Current funding levels for most federations mean that executive boards only sit when funds are available to be spent or when key calendar activities are approaching. Even when major activities arise, it is not realistic to expect executive members or secretariat staff to be engaged from 8am to 4pm, Monday to Saturday, throughout the year.
Federations receiving a government allocation of only 10 million shillings annually are effectively unable to operate in any meaningful way. They cannot afford to meet weekly or even monthly, as there is very little business to transact. Frequent meetings in such circumstances would amount to wastage of both time and the limited resources available. Operational costs such as office rent and audited accounts alone can consume the entire allocation.
The argument that these poorly funded federations lack sufficient activity to justify higher funding is a misleading narrative that has been used to justify continued underdevelopment. I once challenged a colleague in FUFA, the football governing body, to explain whether such federations would remain inactive if FUFA’s budget of 20 billion shillings were swapped with their 10 million shillings allocation.
Nevertheless, even with limited funding, if these federations pooled their resources and adopted a cost sharing model, they could generate meaningful activities and results. There are about 25 such federations. Combining their allocations would create a pool of approximately 250 million shillings. With this, they could establish a joint office and employ shared staff.
Such an arrangement would also demonstrate to government that the core challenge is not infrastructure but inadequate funding. Federations could hold joint competitions to reduce venue hire costs, share printing services, use common auditing personnel, and adopt shared procurement systems. This would significantly reduce costs while producing more visible results for the country.
Even for better funded federations such as boxing, volleyball, netball, basketball, hockey and squash, there are still clear inefficiencies. For example, many of these federations do not have dedicated boardrooms. They also do not require separately owned printers, scanners, auditors, or administrative staff. These resources can be centrally managed under a cost sharing arrangement.
Heavy duty printers, often referred to as business hubs, cost about 15 million shillings to acquire. It is difficult to justify why each federation should own such equipment individually when their printing needs are relatively low. It is unlikely that most of these federations print even 500 pages per month throughout the year. A one off investment of 15 million shillings would therefore be far more efficient than six federations each purchasing separate printers at a total cost of 90 million shillings.
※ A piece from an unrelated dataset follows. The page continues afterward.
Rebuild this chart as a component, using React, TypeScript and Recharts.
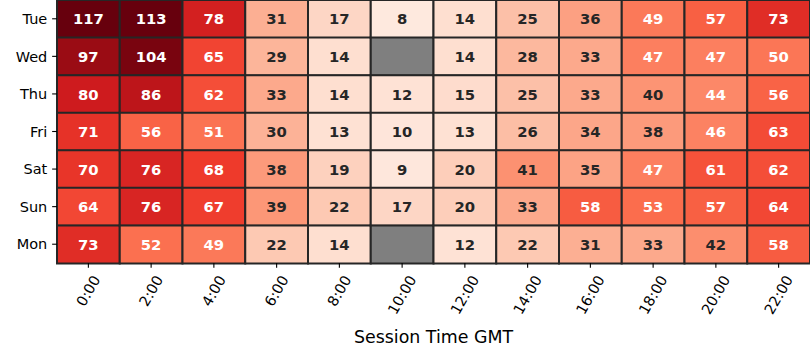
import React from 'react';
import { BarChart, Bar, XAxis, YAxis, Cell, LabelList } from 'recharts';

const days = ['Tue', 'Wed', 'Thu', 'Fri', 'Sat', 'Sun', 'Mon'];
const hours = ['0:00', '2:00', '4:00', '6:00', '8:00', '10:00', '12:00', '14:00', '16:00', '18:00', '20:00', '22:00'];

const tue: (number | null)[] = [117, 113, 78, 31, 17, 8, 14, 25, 36, 49, 57, 73];
const wed: (number | null)[] = [97, 104, 65, 29, 14, null, 14, 28, 33, 47, 47, 50];
const thu: (number | null)[] = [80, 86, 62, 33, 14, 12, 15, 25, 33, 40, 44, 56];
const fri: (number | null)[] = [71, 56, 51, 30, 13, 10, 13, 26, 34, 38, 46, 63];
const sat: (number | null)[] = [70, 76, 68, 38, 19, 9, 20, 41, 35, 47, 61, 62];
const sun: (number | null)[] = [64, 76, 67, 39, 22, 17, 20, 33, 58, 53, 57, 64];
const mon: (number | null)[] = [73, 52, 49, 22, 14, null, 12, 22, 31, 33, 42, 58];

const grid = [tue, wed, thu, fri, sat, sun, mon];

const REDS = ['#fff5f0', '#fee0d2', '#fcbba1', '#fc9272', '#fb6a4a', '#ef3b2c', '#cb181d', '#a50f15', '#67000d'];
const VMIN = 0;
const VMAX = 108;
const MISSING = '#7f7f7f';
const FONT = 'DejaVu Sans';

function hexToRgb(h: string): number[] {
  return [parseInt(h.slice(1, 3), 16), parseInt(h.slice(3, 5), 16), parseInt(h.slice(5, 7), 16)];
}

function colorRgb(v: number): number[] {
  let t = (v - VMIN) / (VMAX - VMIN);
  t = Math.max(0, Math.min(1, t));
  const pos = t * (REDS.length - 1);
  const i = Math.min(REDS.length - 2, Math.floor(pos));
  const f = pos - i;
  const a = hexToRgb(REDS[i]);
  const b = hexToRgb(REDS[i + 1]);
  return a.map((c, k) => Math.round(c + (b[k] - c) * f));
}

function rgbStr(c: number[]) {
  return `rgb(${c[0]},${c[1]},${c[2]})`;
}

function lum(c: number[]) {
  const lin = c.map((x) => {
    const s = x / 255;
    return s <= 0.03928 ? s / 12.92 : Math.pow((s + 0.055) / 1.055, 2.4);
  });
  return 0.2126 * lin[0] + 0.7152 * lin[1] + 0.0722 * lin[2];
}

const rows = days.map((d, r) => {
  const row: Record<string, any> = { day: d };
  hours.forEach((_, c) => {
    row[`u${c}`] = 1;
    row[`v${c}`] = grid[r][c];
  });
  return row;
});

const xTicks = hours.map((_, i) => i + 0.5);

const FS = 14.5;
const AFS = 14.8;

function textWidth(s: string) {
  let w = 0;
  for (const ch of s) w += ch === ':' ? 0.337 : 0.636;
  return w * FS;
}

const XTick = (props: any) => {
  const { x, y, payload } = props;
  const idx = Math.round(payload.value - 0.5);
  const label = hours[idx] ?? '';
  const L = textWidth(label);
  const cy = y + L * 0.433 + 4;
  return (
    <text
      x={0}
      y={0}
      transform={`translate(${x},${cy}) rotate(-60)`}
      textAnchor="middle"
      dominantBaseline="central"
      fontFamily={FONT}
      fontSize={FS}
      fill="#000"
    >
      {label}
    </text>
  );
};

const YTick = (props: any) => {
  const { x, y, payload } = props;
  return (
    <text x={x} y={y + FS * 0.36} textAnchor="end" fontFamily={FONT} fontSize={FS} fill="#000">
      {payload.value}
    </text>
  );
};

const makeLabel = (c: number) => (p: any) => {
  const { x, y, width, height, index } = p;
  const v = grid[index]?.[c];
  if (v === null || v === undefined) return null;
  const col = colorRgb(v);
  const fill = lum(col) > 0.408 ? '#262626' : '#ffffff';
  return (
    <text
      x={x + width / 2}
      y={y + height / 2 + AFS * 0.365}
      textAnchor="middle"
      fontFamily={FONT}
      fontWeight="bold"
      fontSize={AFS}
      fill={fill}
    >
      {v}
    </text>
  );
};

export default function App() {
  return (
    <div style={{ position: 'absolute', left: 0, top: 0, width: 810, height: 360, background: '#fff' }}>
      <BarChart
        width={810}
        height={360}
        data={rows}
        layout="vertical"
        margin={{ top: 0, right: 0, bottom: 0, left: 0 }}
        barCategoryGap={0}
        style={{ fontFamily: FONT }}
      >
        <XAxis
          type="number"
          domain={[0, 12]}
          ticks={xTicks}
          interval={0}
          height={97}
          axisLine={false}
          tickSize={4.86}
          tickMargin={4.86}
          tickLine={{ stroke: '#000', strokeWidth: 1.1 }}
          tick={<XTick />}
          label={{
            value: 'Session Time GMT',
            position: 'insideBottom',
            offset: 17,
            fontSize: 17.4,
            fill: '#000',
            fontFamily: FONT,
          }}
        />
        <YAxis
          type="category"
          dataKey="day"
          width={57}
          axisLine={false}
          tickSize={4.86}
          tickMargin={4.86}
          tickLine={{ stroke: '#000', strokeWidth: 1.1 }}
          tick={<YTick />}
          interval={0}
        />
        {hours.map((h, c) => (
          <Bar key={h} dataKey={`u${c}`} stackId="s" isAnimationActive={false}>
            {rows.map((_, r) => {
              const v = grid[r][c];
              const fill = v === null ? MISSING : rgbStr(colorRgb(v));
              return <Cell key={r} fill={fill} stroke="#262626" strokeWidth={2} />;
            })}
            <LabelList dataKey={`v${c}`} content={makeLabel(c)} />
          </Bar>
        ))}
      </BarChart>
    </div>
  );
}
At present, the only federation that may require largely independent operational departments is football, given its significantly higher funding levels and activity volume. A federation with a 20 billion shilling government allocation naturally has more year round activities, similar to football. This is also before considering additional funding from FIFA, CAF and private sponsors.
Even then, there is no clear reason why football owned facilities such as Kadiba and Njeru cannot be made available to other national teams when not in use, or under an agreed timetable. These facilities are not utilised 24 hours a day, seven days a week. There are many periods when other outdoor sports national teams could also benefit from them.
Cost sharing would ultimately release more funds for core sporting needs such as competitions, equipment and training facilities. The key question is who should drive this model forward. When UUSFA attempted to introduce similar initiatives, there was resistance from various stakeholders who were uncomfortable with the principles behind the proposal.
Bodies such as the National Council of Sports and the Uganda Olympic Committee, as the main umbrella sports organisations, would be best placed to spearhead such an initiative. A clear coordinating structure is necessary for this approach to succeed, without unnecessary fear or misunderstanding.
There are already practical examples of shared systems within both NCS and UOC. If NCS can manage about 50 national sports federations with centralised staff, and the UOC can coordinate 33 federations with even fewer personnel, then federations themselves can adopt a similar model. This would continue until their activity levels are strong enough to justify separate operational structures.
The writer is a bush lawyer, former President of the Uganda Table Tennis Association (UTTA), Secretary General of the Union of Uganda Sports Federations and Associations (UUSFA), and Board Member of the Uganda Olympic Committee (UOC).